# Start of INFORMATION PROVIDED

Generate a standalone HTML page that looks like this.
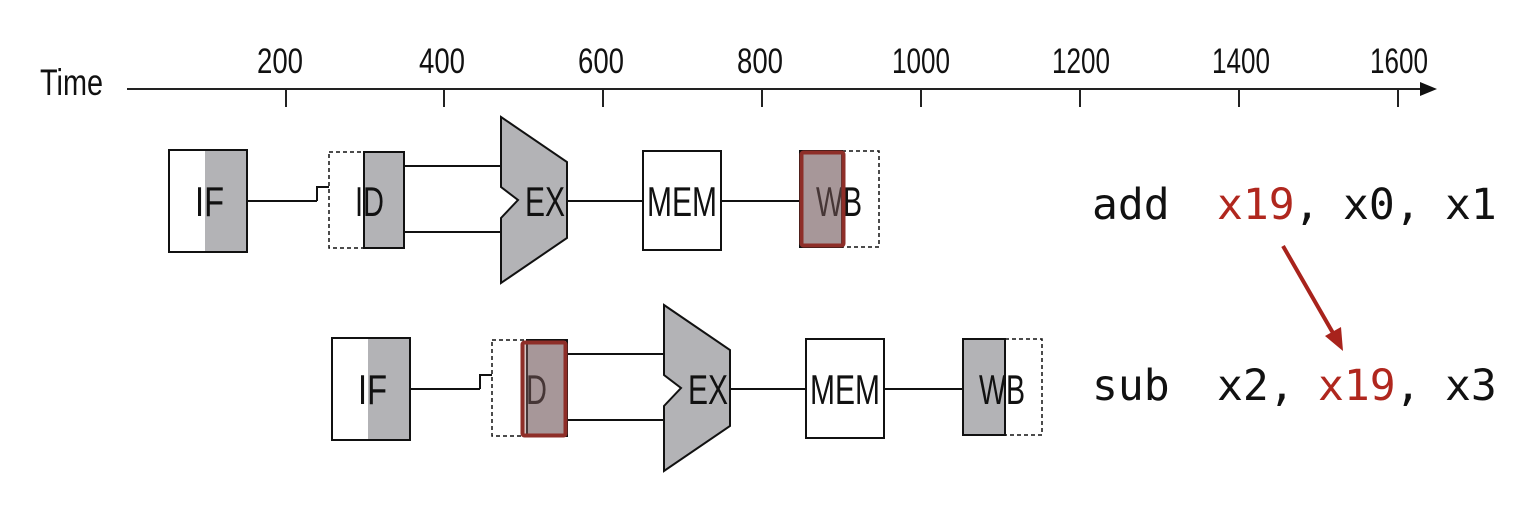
<!DOCTYPE html>
<html><head><meta charset="utf-8"><style>html,body{margin:0;padding:0;background:#fff}svg{display:block}</style></head>
<body>
<svg width="1520" height="518" viewBox="0 0 1520 518" xmlns="http://www.w3.org/2000/svg">
<defs>
<g id="row">
  <rect x="169" y="150" width="78" height="102" fill="#fff" stroke="#111" stroke-width="2"/>
  <rect x="205" y="151" width="41" height="100" fill="#b3b3b6"/>
  <line x1="247" y1="201" x2="317" y2="201" stroke="#111" stroke-width="2"/>
  <polyline points="317,201 317,187 329,187" fill="none" stroke="#111" stroke-width="2"/>
  <rect x="329" y="152" width="75" height="96" fill="#fff" stroke="#111" stroke-width="1.5" stroke-dasharray="4,3"/>
  <rect x="364" y="152" width="40" height="96" fill="#b3b3b6" stroke="#111" stroke-width="2"/>
  <line x1="404" y1="166" x2="501" y2="166" stroke="#111" stroke-width="2"/>
  <line x1="404" y1="232" x2="501" y2="232" stroke="#111" stroke-width="2"/>
  <polygon points="501,117 567,162 567,238 501,283 501,218 518,200 501,187" fill="#b3b3b6" stroke="#111" stroke-width="2"/>
  <line x1="567" y1="201" x2="643" y2="201" stroke="#111" stroke-width="2"/>
  <rect x="643" y="151" width="78" height="99" fill="#fff" stroke="#111" stroke-width="2"/>
  <line x1="721" y1="201" x2="800" y2="201" stroke="#111" stroke-width="2"/>
  <rect x="800" y="151" width="79" height="96" fill="#fff" stroke="#111" stroke-width="1.5" stroke-dasharray="4,3"/>
  <rect x="800" y="151" width="42" height="96" fill="#b3b3b6" stroke="#111" stroke-width="2"/>
  <g font-family="Liberation Sans, sans-serif" font-size="42" fill="#111">
    <text x="195" y="216" textLength="29" lengthAdjust="spacingAndGlyphs">IF</text>
    <text x="355" y="216" textLength="29" lengthAdjust="spacingAndGlyphs">ID</text>
    <text x="525" y="216" textLength="40" lengthAdjust="spacingAndGlyphs">EX</text>
    <text x="647" y="216" textLength="70" lengthAdjust="spacingAndGlyphs">MEM</text>
    <text x="816" y="216" textLength="46" lengthAdjust="spacingAndGlyphs">WB</text>
  </g>
</g>
</defs>

<line x1="127" y1="89" x2="1422" y2="89" stroke="#222" stroke-width="2"/>
<polygon points="1420,82 1437,89 1420,96" fill="#111"/>
<g stroke="#222" stroke-width="2">
  <line x1="286" y1="89" x2="286" y2="107"/><line x1="444" y1="89" x2="444" y2="107"/>
  <line x1="603" y1="89" x2="603" y2="107"/><line x1="762" y1="89" x2="762" y2="107"/>
  <line x1="921" y1="89" x2="921" y2="107"/><line x1="1080" y1="89" x2="1080" y2="107"/>
  <line x1="1239" y1="89" x2="1239" y2="107"/><line x1="1398" y1="89" x2="1398" y2="107"/>
</g>
<g font-family="Liberation Sans, sans-serif" font-size="35" fill="#111" text-anchor="middle">
  <text x="280" y="73" textLength="46" lengthAdjust="spacingAndGlyphs">200</text>
  <text x="442" y="73" textLength="46" lengthAdjust="spacingAndGlyphs">400</text>
  <text x="601" y="73" textLength="46" lengthAdjust="spacingAndGlyphs">600</text>
  <text x="760" y="73" textLength="46" lengthAdjust="spacingAndGlyphs">800</text>
  <text x="921" y="73" textLength="58" lengthAdjust="spacingAndGlyphs">1000</text>
  <text x="1081" y="73" textLength="58" lengthAdjust="spacingAndGlyphs">1200</text>
  <text x="1241" y="73" textLength="58" lengthAdjust="spacingAndGlyphs">1400</text>
  <text x="1399" y="73" textLength="58" lengthAdjust="spacingAndGlyphs">1600</text>
</g>
<text x="40" y="95" font-family="Liberation Sans, sans-serif" font-size="37" fill="#111" textLength="63" lengthAdjust="spacingAndGlyphs">Time</text>

<use href="#row"/>
<use href="#row" transform="translate(163,188)"/>

<rect x="801.5" y="152.5" width="42" height="93" fill="rgba(150,110,110,0.4)" stroke="#8e2e28" stroke-width="4" rx="2"/>
<rect x="522.5" y="342.5" width="43" height="93" fill="rgba(150,110,110,0.4)" stroke="#8e2e28" stroke-width="4" rx="2"/>

<g font-family="DejaVu Sans Mono, Liberation Mono, monospace" font-size="43" fill="#111">
  <text y="219"><tspan x="1092">add</tspan><tspan x="1217" fill="#b0271e">x19</tspan><tspan x="1294">,</tspan><tspan x="1343">x0,</tspan><tspan x="1445">x1</tspan></text>
  <text y="400"><tspan x="1092">sub</tspan><tspan x="1217">x2,</tspan><tspan x="1318" fill="#b0271e">x19</tspan><tspan x="1395">,</tspan><tspan x="1445">x3</tspan></text>
</g>
<line x1="1283" y1="246" x2="1333" y2="333" stroke="#a8231c" stroke-width="4"/>
<polygon points="1343,351 1325,336 1341,327" fill="#a8231c"/>
</svg>
</body></html>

# End of INFORMATION PROVIDED

## STATED GOAL
Could you repeat all of the material exactly? Pictures should not be copied.

## SOLUTION
Generate a standalone HTML page that looks like this.
<!DOCTYPE html>
<html><head><meta charset="utf-8"><style>html,body{margin:0;padding:0;background:#fff}svg{display:block}</style></head>
<body>
<svg width="1520" height="518" viewBox="0 0 1520 518" xmlns="http://www.w3.org/2000/svg">
<defs>
<g id="row">
  <rect x="169" y="150" width="78" height="102" fill="#fff" stroke="#111" stroke-width="2"/>
  <rect x="205" y="151" width="41" height="100" fill="#b3b3b6"/>
  <line x1="247" y1="201" x2="317" y2="201" stroke="#111" stroke-width="2"/>
  <polyline points="317,201 317,187 329,187" fill="none" stroke="#111" stroke-width="2"/>
  <rect x="329" y="152" width="75" height="96" fill="#fff" stroke="#111" stroke-width="1.5" stroke-dasharray="4,3"/>
  <rect x="364" y="152" width="40" height="96" fill="#b3b3b6" stroke="#111" stroke-width="2"/>
  <line x1="404" y1="166" x2="501" y2="166" stroke="#111" stroke-width="2"/>
  <line x1="404" y1="232" x2="501" y2="232" stroke="#111" stroke-width="2"/>
  <polygon points="501,117 567,162 567,238 501,283 501,218 518,200 501,187" fill="#b3b3b6" stroke="#111" stroke-width="2"/>
  <line x1="567" y1="201" x2="643" y2="201" stroke="#111" stroke-width="2"/>
  <rect x="643" y="151" width="78" height="99" fill="#fff" stroke="#111" stroke-width="2"/>
  <line x1="721" y1="201" x2="800" y2="201" stroke="#111" stroke-width="2"/>
  <rect x="800" y="151" width="79" height="96" fill="#fff" stroke="#111" stroke-width="1.5" stroke-dasharray="4,3"/>
  <rect x="800" y="151" width="42" height="96" fill="#b3b3b6" stroke="#111" stroke-width="2"/>
  <g font-family="Liberation Sans, sans-serif" font-size="42" fill="#111">
    <text x="195" y="216" textLength="29" lengthAdjust="spacingAndGlyphs">IF</text>
    <text x="355" y="216" textLength="29" lengthAdjust="spacingAndGlyphs">ID</text>
    <text x="525" y="216" textLength="40" lengthAdjust="spacingAndGlyphs">EX</text>
    <text x="647" y="216" textLength="70" lengthAdjust="spacingAndGlyphs">MEM</text>
    <text x="816" y="216" textLength="46" lengthAdjust="spacingAndGlyphs">WB</text>
  </g>
</g>
</defs>

<line x1="127" y1="89" x2="1422" y2="89" stroke="#222" stroke-width="2"/>
<polygon points="1420,82 1437,89 1420,96" fill="#111"/>
<g stroke="#222" stroke-width="2">
  <line x1="286" y1="89" x2="286" y2="107"/><line x1="444" y1="89" x2="444" y2="107"/>
  <line x1="603" y1="89" x2="603" y2="107"/><line x1="762" y1="89" x2="762" y2="107"/>
  <line x1="921" y1="89" x2="921" y2="107"/><line x1="1080" y1="89" x2="1080" y2="107"/>
  <line x1="1239" y1="89" x2="1239" y2="107"/><line x1="1398" y1="89" x2="1398" y2="107"/>
</g>
<g font-family="Liberation Sans, sans-serif" font-size="35" fill="#111" text-anchor="middle">
  <text x="280" y="73" textLength="46" lengthAdjust="spacingAndGlyphs">200</text>
  <text x="442" y="73" textLength="46" lengthAdjust="spacingAndGlyphs">400</text>
  <text x="601" y="73" textLength="46" lengthAdjust="spacingAndGlyphs">600</text>
  <text x="760" y="73" textLength="46" lengthAdjust="spacingAndGlyphs">800</text>
  <text x="921" y="73" textLength="58" lengthAdjust="spacingAndGlyphs">1000</text>
  <text x="1081" y="73" textLength="58" lengthAdjust="spacingAndGlyphs">1200</text>
  <text x="1241" y="73" textLength="58" lengthAdjust="spacingAndGlyphs">1400</text>
  <text x="1399" y="73" textLength="58" lengthAdjust="spacingAndGlyphs">1600</text>
</g>
<text x="40" y="95" font-family="Liberation Sans, sans-serif" font-size="37" fill="#111" textLength="63" lengthAdjust="spacingAndGlyphs">Time</text>

<use href="#row"/>
<use href="#row" transform="translate(163,188)"/>

<rect x="801.5" y="152.5" width="42" height="93" fill="rgba(150,110,110,0.4)" stroke="#8e2e28" stroke-width="4" rx="2"/>
<rect x="522.5" y="342.5" width="43" height="93" fill="rgba(150,110,110,0.4)" stroke="#8e2e28" stroke-width="4" rx="2"/>

<g font-family="DejaVu Sans Mono, Liberation Mono, monospace" font-size="43" fill="#111">
  <text y="219"><tspan x="1092">add</tspan><tspan x="1217" fill="#b0271e">x19</tspan><tspan x="1294">,</tspan><tspan x="1343">x0,</tspan><tspan x="1445">x1</tspan></text>
  <text y="400"><tspan x="1092">sub</tspan><tspan x="1217">x2,</tspan><tspan x="1318" fill="#b0271e">x19</tspan><tspan x="1395">,</tspan><tspan x="1445">x3</tspan></text>
</g>
<line x1="1283" y1="246" x2="1333" y2="333" stroke="#a8231c" stroke-width="4"/>
<polygon points="1343,351 1325,336 1341,327" fill="#a8231c"/>
</svg>
</body></html>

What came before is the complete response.